You can tell if this coating has worn off, from either at-home washing or general wear and tear, if you begin to notice dark, wet patches on your jacket. This means the rain water is no longer beading and rolling off – instead, it’s soaking through your jacket and will need fixing.

Ready to learn how? To make sure the rain doesn’t (literally) dampen your plans, we’ve rounded up four different ways to re-waterproof your waterproof jacket – as silly as it sounds.

Waterproof spray

The easiest way to re-proof your leaky jacket is to spray it with waterproof spray. To do this, you’ll need to wash your jacket first to remove any old dirt and oils. This will make sure the new coating sticks to the fabric, giving you maximum protection.

Pick up a waterproof spray such as the Nikwax TX Direct Spray-On, £8.75 here, and apply it to your jacket outdoors on the washing line. Or, if you can’t get outside, apply inside but make sure all of the windows are open.

Once applied thoroughly, leave it out to air-dry. This will help the DWR coating fully absorb into the fabric, giving you the highest level of water resistance.

Wash-in solution

Another way of re-proofing your waterproof is to use a wash-in solution like NIKWAX Tx Direct Wash-In Solution,£12.18 here. Instead of spraying the DWR on your jacket, you simply add this into your detergent drawer.

For best results, before washing, make sure all of your jacket’s fastenings: including buttons, zips and velcro components are closed together, turn the jacket inside out and wash on a delicate cycle with warm water. After the wash is complete, ensure any leftover product is removed by wiping with a damp cloth and like with the spray-on solution, leave to air-dry.

Glue the seams

If the above steps don’t work, water may be seeping in through the seams, meaning you might need to reattach them using a glue like Stormsure Flexible Adhesive, £4.99 here.

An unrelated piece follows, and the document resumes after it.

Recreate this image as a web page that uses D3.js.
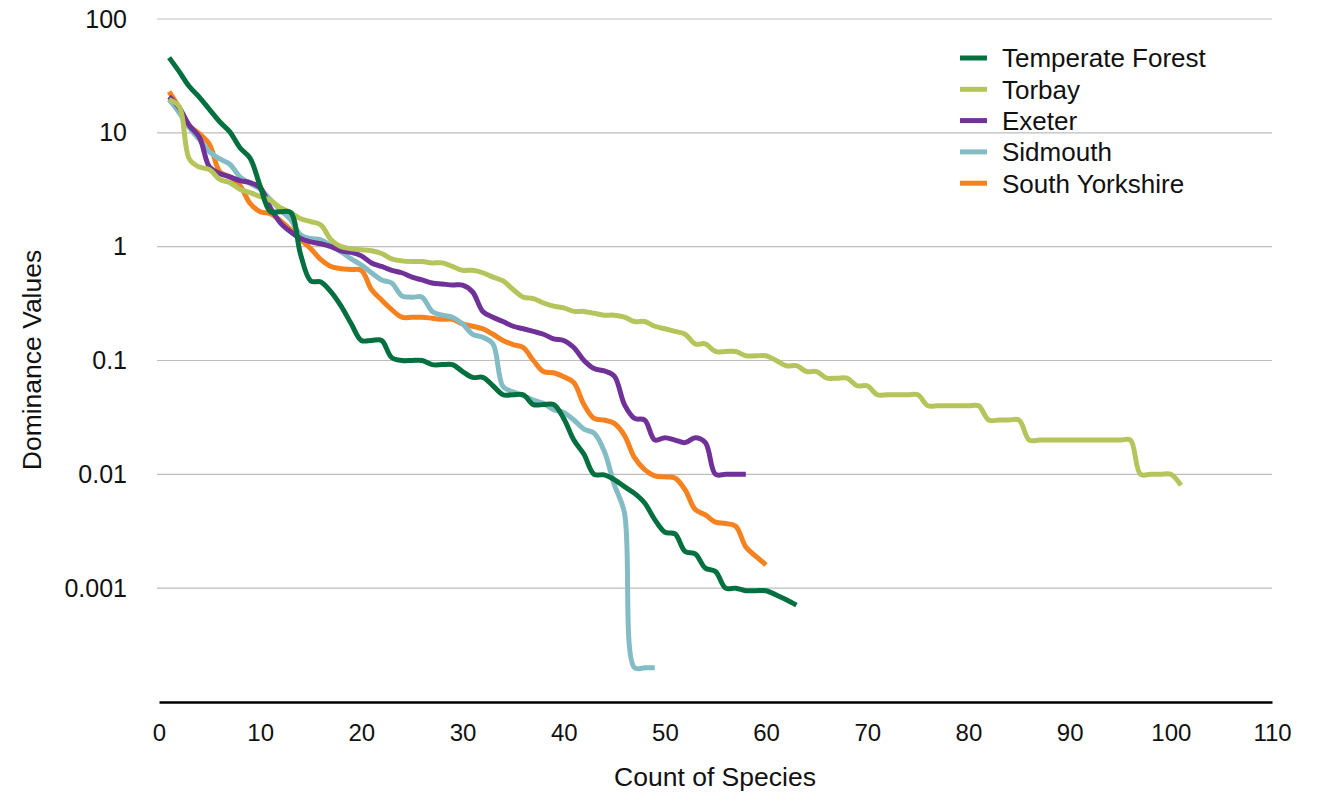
<!DOCTYPE html>
<html>
<head>
<meta charset="utf-8">
<script src="https://cdn.jsdelivr.net/npm/d3@7"></script>
<style>
  body { margin: 0; background: #fff; }
  text { font-family: "Liberation Sans", Arial, sans-serif; fill: #111; }
</style>
</head>
<body>
<div class="canvas"></div>
<script>
// series, in legend order
const seriesNames = ['Temperate Forest', 'Torbay', 'Exeter', 'Sidmouth', 'South Yorkshire']

const temperateForest = [45.8, 34.5, 25.5, 20.5, 16, 12.5, 10.2, 7.4, 6.0, 3.4,
  2.03, 2.03, 2.0, 0.85, 0.5, 0.49, 0.4, 0.3, 0.21, 0.15,
  0.15, 0.15, 0.106, 0.1, 0.1, 0.1, 0.092, 0.092, 0.092, 0.08,
  0.071, 0.071, 0.06, 0.05, 0.05, 0.05, 0.041, 0.041, 0.041, 0.031,
  0.02, 0.015, 0.01, 0.0099, 0.009, 0.0078, 0.0068, 0.0056, 0.004, 0.0031,
  0.003, 0.0021, 0.002, 0.0015, 0.0014, 0.001, 0.001, 0.00095, 0.00095, 0.00095,
  0.00087, 0.00079, 0.00071]

const torbay = [19.6, 17, 5.9, 5.0, 4.75, 3.9, 3.65, 3.2, 2.98, 2.75,
  2.55, 2.2, 2.0, 1.76, 1.66, 1.55, 1.15, 1.0, 0.96, 0.94,
  0.92, 0.87, 0.78, 0.75, 0.74, 0.74, 0.72, 0.72, 0.67, 0.62,
  0.62, 0.59, 0.54, 0.5, 0.42, 0.36, 0.35, 0.32, 0.3, 0.29,
  0.27, 0.27, 0.26, 0.25, 0.25, 0.24, 0.22, 0.22, 0.2, 0.19,
  0.18, 0.17, 0.14, 0.14, 0.12, 0.12, 0.12, 0.11, 0.11, 0.11,
  0.1, 0.09, 0.09, 0.08, 0.08, 0.07, 0.07, 0.07, 0.06, 0.06,
  0.05, 0.05, 0.05, 0.05, 0.05, 0.04, 0.04, 0.04, 0.04, 0.04,
  0.04, 0.03, 0.03, 0.03, 0.03, 0.02, 0.02, 0.02, 0.02, 0.02,
  0.02, 0.02, 0.02, 0.02, 0.02, 0.02, 0.01, 0.01, 0.01, 0.01,
  0.008]

const exeter = [20.8, 16.6, 11.6, 9.1, 5.0, 4.4, 4.1, 3.8, 3.65, 3.3,
  2.2, 1.62, 1.35, 1.18, 1.1, 1.06, 1.0, 0.92, 0.89, 0.83,
  0.72, 0.67, 0.62, 0.59, 0.54, 0.51, 0.48, 0.47, 0.46, 0.46,
  0.4, 0.27, 0.24, 0.22, 0.2, 0.19, 0.18, 0.17, 0.155, 0.15,
  0.13, 0.1, 0.085, 0.081, 0.073, 0.041, 0.031, 0.03, 0.02, 0.021,
  0.02, 0.019, 0.021, 0.019, 0.01, 0.01, 0.01, 0.01]

const sidmouth = [19.6, 15, 11.1, 8.7, 6.8, 5.9, 5.3, 4.1, 3.6, 3.2,
  2.6, 2.1, 1.73, 1.27, 1.18, 1.15, 1.02, 0.9, 0.78, 0.69,
  0.59, 0.51, 0.48, 0.37, 0.36, 0.36, 0.27, 0.25, 0.24, 0.21,
  0.17, 0.16, 0.14, 0.059, 0.053, 0.049, 0.045, 0.042, 0.037, 0.035,
  0.03, 0.025, 0.023, 0.016, 0.0081, 0.0046, 0.0002, 0.0002, 0.0002]

const southYorkshire = [23, 16.6, 11.6, 9.8, 7.9, 4.56, 4.1, 3.44, 2.4, 2.03,
  1.95, 1.69, 1.41, 1.15, 0.96, 0.77, 0.67, 0.64, 0.63, 0.62,
  0.42, 0.34, 0.28, 0.24, 0.24, 0.24, 0.235, 0.23, 0.23, 0.21,
  0.2, 0.19, 0.17, 0.15, 0.138, 0.13, 0.1, 0.08, 0.078, 0.072,
  0.064, 0.041, 0.031, 0.03, 0.028, 0.022, 0.014, 0.011, 0.0097, 0.0095,
  0.0093, 0.0073, 0.0049, 0.0044, 0.0038, 0.0037, 0.0035, 0.0023, 0.0019, 0.0016]

const yTickValues = [100, 10, 1, 0.1, 0.01, 0.001]
const yTickLabels = ['100', '10', '1', '0.1', '0.01', '0.001']
const xTickValues = [0, 10, 20, 30, 40, 50, 60, 70, 80, 90, 100, 110]

const colors = ['#04703f', '#b5c55b', '#703298', '#84bcc5', '#f6821f']

const series = [temperateForest, torbay, exeter, sidmouth, southYorkshire]
  .map((values, i) => ({
    name: seriesNames[i],
    color: colors[i],
    points: values.map((v, j) => ({ x: j + 1, y: v }))
  }))

const width = 1331
const height = 796

const svg = d3.select('.canvas')
  .append('svg')
    .attr('width', width)
    .attr('height', height)

const x = d3.scaleLinear()
  .domain([0, 110])
  .range([159, 1272])

const y = d3.scaleLog()
  .domain([0.0001, 100])
  .range([702, 19])

// horizontal gridlines
svg.append('g')
  .selectAll('line')
  .data(yTickValues)
  .enter()
  .append('line')
    .attr('x1', 157)
    .attr('x2', 1272)
    .attr('y1', d => y(d))
    .attr('y2', d => y(d))
    .attr('stroke', '#bdbdbd')
    .attr('stroke-width', 1.2)

// y axis
const yAxis = d3.axisLeft(y)
  .tickValues(yTickValues)
  .tickFormat((d, i) => yTickLabels[i])
  .tickSize(0)
  .tickPadding(30)

const yAxisGroup = svg.append('g')
  .attr('transform', 'translate(157, 0)')
  .call(yAxis)

yAxisGroup.select('.domain').remove()
yAxisGroup.selectAll('text')
  .attr('font-size', 25)
  .attr('font-family', '"Liberation Sans", Arial, sans-serif')
  .attr('fill', '#111')

// x axis
const xAxis = d3.axisBottom(x)
  .tickValues(xTickValues)
  .tickSize(0)
  .tickSizeOuter(0)
  .tickPadding(22)

const xAxisGroup = svg.append('g')
  .attr('transform', `translate(0, ${y(0.0001)})`)
  .call(xAxis)

xAxisGroup.select('.domain')
  .attr('stroke', '#000')
  .attr('stroke-width', 2.6)

xAxisGroup.selectAll('text')
  .attr('font-size', 24)
  .attr('font-family', '"Liberation Sans", Arial, sans-serif')
  .attr('fill', '#111')

// lines, first series drawn last
const line = d3.line()
  .x(d => x(d.x))
  .y(d => y(d.y))
  .curve(d3.curveCatmullRom.alpha(0.5))

svg.append('g')
  .selectAll('path')
  .data(series.slice().reverse())
  .enter()
  .append('path')
    .attr('d', d => line(d.points))
    .attr('fill', 'none')
    .attr('stroke', d => d.color)
    .attr('stroke-width', 5)
    .attr('stroke-linejoin', 'round')

// axis titles
svg.append('text')
  .attr('x', 715)
  .attr('y', 786)
  .attr('text-anchor', 'middle')
  .attr('font-size', 26.5)
  .text('Count of Species')

svg.append('text')
  .attr('transform', 'translate(41, 360) rotate(-90)')
  .attr('text-anchor', 'middle')
  .attr('font-size', 26.5)
  .text('Dominance Values')

// legend
const legend = svg.append('g')
  .selectAll('g')
  .data(series)
  .enter()
  .append('g')
    .attr('transform', (d, i) => `translate(960, ${58 + i * 31.3})`)

legend.append('line')
  .attr('x1', 0)
  .attr('x2', 27)
  .attr('stroke', d => d.color)
  .attr('stroke-width', 5)

legend.append('text')
  .attr('x', 42)
  .attr('dy', '0.36em')
  .attr('font-size', 26)
  .text(d => d.name)
</script>
</body>
</html>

Instead, If the seam is completely destroyed, you can also do a DIY repair using iron-on seam sealing tape. This one, £10.29 here, is specifically made for three-layer outdoor jackets and is super easy to apply.


If you’ve got a wax jacket that’s allowing water to seep through, did you know that you can re-wax it yourself? All you’ll need is a tub of wax and a little bit of patience.

Firstly, clean your jacket by wiping the exterior with cold water and a sponge. Don’t use hot water or any kind of soap and never put the jacket in your washing machine. This will damage your coat’s wax coating for good and you won’t be able to re-proof it.

Then, take some Barbour Wax Thornproof Dressing, £8.95 here, heat it up in a container of hot water, until it’s soft and clear. It should take around 20 minutes to melt the wax.

Now it’s time to wax your jacket. To do this, simply rub the warm wax into each area of your jacket using a soft cloth whilst paying special attention to seams, creases and dry patches.

To get the best results, dry your jacket with a hairdryer to spread the wax out evenly, giving you a smooth surface. Just don’t do this too closely or your wax will melt further and run.